Fair Work Decision involving Biometric Fingerprint Scanning - What does it mean for you?

May 22, 2019

Fair Work Decision involving Biometric Fingerprint Scanning - What does it mean for you?

On the 1st of May 2019 the Fair Work Commission made a decision in the case of Mr Jeremy Lee v Superior Wood Pty Ltd.  For the full decision you can view on the Fair Work Commission website here: https://www.fwc.gov.au/documents/decisionssigned/html/2019fwcfb2946.htm 

Biometric fingerprint scanning, unfair dismissal, privacy policies, sensitive personal information...what does this all mean for you as an employee?  Does it change anything for you as an employer? Should I be using Biometrics in my workplace? With this case making traction in general media, such as this recent ABC  news article, https://www.abc.net.au/news/2019-05-21/fingerprints-biometric-data-worker-wins-unfair-dismissal-case/11129338, a lot of questions have been raised by payroll officers, HR managers and business owners.  One thing is for sure, consumer feedback is that there seems to be some confusion over this decision and what it means for biometrics in the workplace.

Firstly, this case was about unfair dismissal.  And the decision was upheld that Mr Jeremy Lee was unfairly dismissed.  This was not a case about whether a business should use a biometric fingerprint device or not, but rather about the consent, collection and use of biometric information.


What were some key factors that contributed to Mr Jeremy Lee being considered to be unfairly dismissed?

  • Employee Consent:  The Privacy Act prohibits the collection of sensitive information about an individual, unless that person consents to the collection of the information.  Mr Jeremy Lee did not consent to provide his biometric data.
  • Notice To Employees: The Privacy Act requires a ‘privacy collection notice’ to be issued to individuals before or (if that is not practicable) as soon as practicable after the sensitive information is collected by lawful and fair means.  Mr Jeremy Lee did not receive a ‘privacy collection notice’.
  • Privacy Policy: Mr Jeremy Lee’s employer did not have an appropriate Privacy Policy in place.  And more importantly, the supplier of the biometric scanners did not have a relevant privacy policy in place at the time.  Mr Jeremy Lee could not be guaranteed that his sensitive data would be handled correctly under the Privacy Act.

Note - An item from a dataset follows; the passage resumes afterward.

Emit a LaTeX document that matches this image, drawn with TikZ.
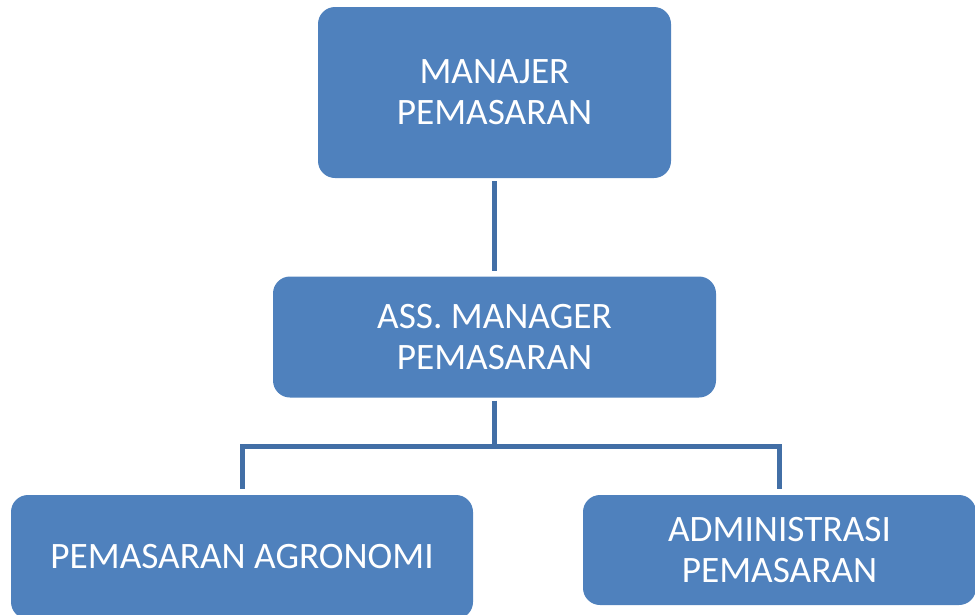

The Privacy Act has been in place since 2001 and all businesses have obligations under the Privacy Act.  This case has really brought to the fore an employers obligations to comply with the Privacy Act.


What does this mean for me as an employee?  

As with any individual using a product or service, you have a right to know that your personal information is being used correctly, stored securely and that you have control over that information.  You should be able to obtain from your employer documentation to show you that your personal information will be used in compliance with the Privacy Act. And if using a biometric system in place at work (fingerprint device, facial recognition device, app that uses facial recognition or captures a photo), you should be able to be provided with appropriate documentation regarding the storage and use of your data.  Due to the fact that most places of employment have security video surveillance which is capturing ‘biometric’ information (photos and videos) of employees during the course of their day, it would be very rare for an employee not to consent to similar ‘biometric’ data being used in specific business systems, such as time and attendance.  However, as an employee you want to be reassured that your biometric data is being collected and stored correctly.


Does this change anything for me as an employer?  

Not really, as the Privacy Act has been in force since 2001.  This case will hopefully make more employers aware of their obligations under the Privacy Act.  Those obligations include having a Company Privacy Policy, issuing a ‘privacy collection notice’ to employees when collecting ‘sensitive employee information’ and obtaining employee consent before collecting ‘sensitive employee information’.  It is also important to ensure that suppliers of business software and hardware that you use within your company have relevant privacy policies in place and comply with best practice for the collection, storage and securing of the data within those systems.


Should I be using biometrics in my workplace then?  

Biometrics are a part of life now.  Most of us unlock our phone, verify payments on our phone, access our PC and head through immigration at the airport using biometric identifiers.  Call up the ATO and you’ll be asked to use your voice to identify. Microsoft, Google, Samsung and Apple implement biometrics in their mainstream products and services.


The short of it is that biometrics provide fast identification of us as an individual, without the need to use pin-codes or additional mediums such as plastic cards.  So to implement key business systems that use biometrics can greatly improve efficiency and security within a business. Ensure that your business meets its requirements under the Privacy Act in all matters of data collection and storage.  And make sure that the biometric systems you put in place are provided by trusted vendors with robust security and data protection policies.